Rain on the Pavements

Not sure where to start with this, but the mystery behind this book has led me on a somewhat obsessive goose chase. Until we moved it had been languishing on my bookshelf for several months and mostly slipped my mind.


Roland Camberton only published two novels during his lifetime and after Rain on the Pavements in 1951, he then vanished almost without a trace, never publishing anything again.

Camberton was another Hackney writer and was born Henry Cohen. Little is still known about his life and he died relatively young in 1965. He served in the RAF during the war and adopted the pen name “Camberton” as a non-Jewish pseudonym that combined the areas of Camberwell and Brixton. The novel is a semi-autobiographical take that traces the young protagonist’s journey from his orthodox upbringing to his explorations with his uncle into the wider world of London - from the cafes and pubs of Soho, to clashes with Mosleyite fascists on Cable Street, and separate meetings with Zionists and Young Communist Party members in smoke-filled basements.

No one has done more than Iain Sinclair to uncover details about Camberton and his “lost years.” In addition to a stripped down audio tape recorded with William S. Burroughs in a Chelsea pub, there is reportedly also a lost manuscript of a hitchhiking journey across the UK and Europe. But apart from his two novels, nothing else has ever surfaced.

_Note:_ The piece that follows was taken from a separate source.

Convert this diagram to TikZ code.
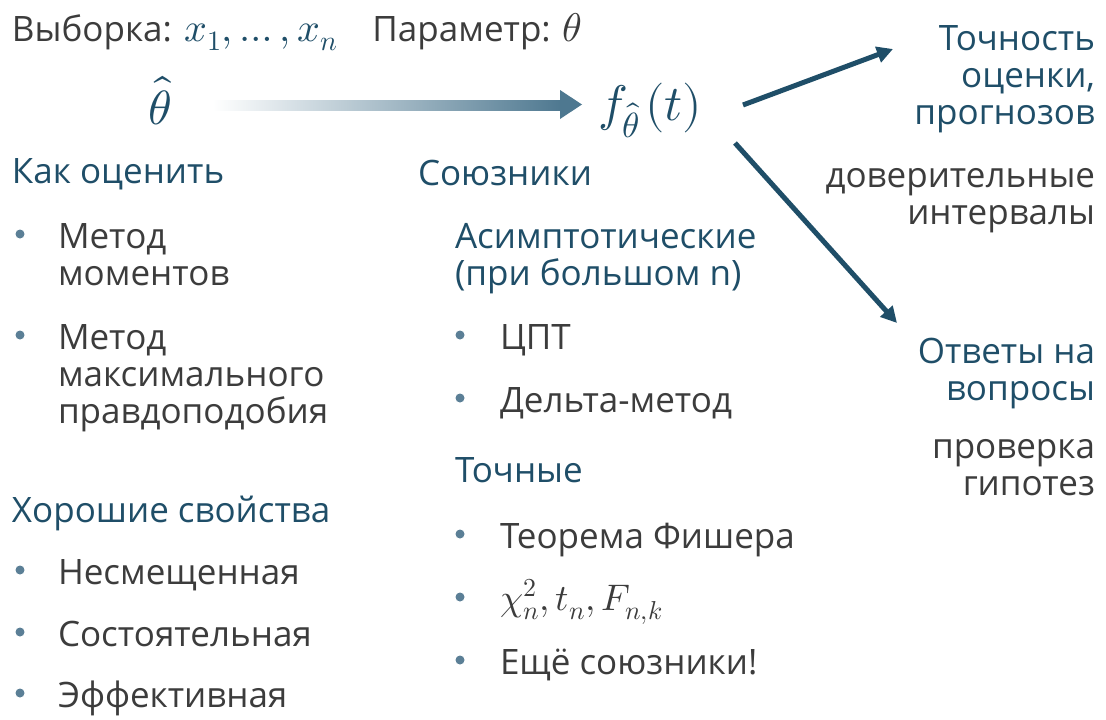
\documentclass[tikz,border=0pt]{standalone}
\usepackage{fontspec}
\usepackage{unicode-math}
\setmainfont{Open Sans}
\setmathfont{Latin Modern Math}
\usetikzlibrary{arrows.meta}
\definecolor{tealc}{HTML}{1F4E68}
\definecolor{txtc}{HTML}{3C3C3C}
\definecolor{bulc}{HTML}{5B7F96}
\definecolor{gradc}{HTML}{4E7890}
\newcommand\bigtxt{\fontsize{35}{37}\selectfont}
\newcommand\inmath{\fontsize{40}{40}\selectfont}
\newcommand\thtxt{\fontsize{48}{52}\selectfont}
\newcommand\ftxt{\fontsize{50}{54}\selectfont}
\begin{document}
\begin{tikzpicture}[x=1pt,y=-1pt,
  every node/.style={inner sep=0pt, outer sep=0pt},
  body/.style={font=\bigtxt, text=txtc, anchor=base west, align=left},
  head/.style={font=\bigtxt, text=tealc, anchor=base west, align=left},
  rhead/.style={font=\bigtxt, text=tealc, anchor=base east, align=right},
  rbody/.style={font=\bigtxt, text=txtc, anchor=base east, align=right},
  bul/.style={circle, fill=bulc, minimum size=9pt},
  conn/.style={draw=tealc, line width=5pt, -{Triangle[length=16pt,width=16pt]}}]
\useasboundingbox (0,0) rectangle (1106,720);

% top line
\node[body] (sample) at (12,41) {Выборка: \textcolor{tealc}{\inmath$x_1,\dots,x_n$}\quad Параметр: {\inmath$\theta$}};

% estimator and function
\node[font=\thtxt, text=tealc, anchor=base] (th) at (160,124) {$\hat\theta$};
\node[font=\ftxt, text=tealc, anchor=base west] (f) at (598,120) {$f_{\hat\theta}\mkern2mu(t)$};

% gradient arrow
\shade[left color=white, right color=gradc] (213,100) rectangle (562,110);
\fill[gradc] (560,90) -- (582,104.5) -- (560,119) -- cycle;

% connectors
\coordinate (a1s) at (743,105);
\coordinate (a1e) at (893,49);
\coordinate (a2s) at (735,143);
\coordinate (a2e) at (897,323);
\draw[conn] (a1s) -- (a1e);
\draw[conn] (a2s) -- (a2e);

% left column
\node[head] (how) at (12,183) {Как оценить};
\node[bul] (b1) at (20,234) {};
\node[body] (m1) at (58,285) {Метод\\моментов};
\node[bul] (b2) at (20,335) {};
\node[body] (m2) at (58,423) {Метод\\максимального\\правдоподобия};
\node[head] (good) at (12,522) {Хорошие свойства};
\node[bul] (b3) at (20,570) {};
\node[body] (p1) at (58,584) {Несмещенная};
\node[bul] (b4) at (20,632) {};
\node[body] (p2) at (58,646) {Состоятельная};
\node[bul] (b5) at (20,693) {};
\node[body] (p3) at (58,707) {Эффективная};

% middle column
\node[head] (allies) at (418,185) {Союзники};
\node[head] (asym) at (455,285) {Асимптотические\\(при большом n)};
\node[bul] (b6) at (460,335) {};
\node[body] (c1) at (500,349) {ЦПТ};
\node[bul] (b7) at (460,398) {};
\node[body] (c2) at (500,412) {Дельта-метод};
\node[head] (exact) at (455,482) {Точные};
\node[bul] (b8) at (460,534) {};
\node[body] (e1) at (500,548) {Теорема Фишера};
\node[bul] (b9) at (460,597) {};
\node[body] (e2) at (500,610) {\fontsize{37}{40}\selectfont$\chi^2_n, t_n, F_{n,k}$};
\node[bul] (b10) at (460,660) {};
\node[body] (e3) at (500,674) {Ещё союзники!};

% right column
\node[rhead] (acc) at (1095,124) {Точность\\оценки,\\прогнозов};
\node[rbody] (ci) at (1095,224) {доверительные\\интервалы};
\node[rhead] (ans) at (1095,400) {Ответы на\\вопросы};
\node[rbody] (ht) at (1095,495) {проверка\\гипотез};
\end{tikzpicture}
\end{document}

For a long time only those close to the author knew where he was buried. But following Sinclair’s digging, he uncovered significantly more and found out that he left behind a daughter and is buried at Rainham Jewish Cemetery under his birth name, Henry Cohen.


The second photo above is a dedication note from a separate copy of Scamp I found online. Whoever Gordon and Joyce were, it’s clear they knew the author on a personal level as Henry Cohen. At the end of the inscription, the name “Camberton” is written in quotations. Just another open shred that leaves more questions than answers.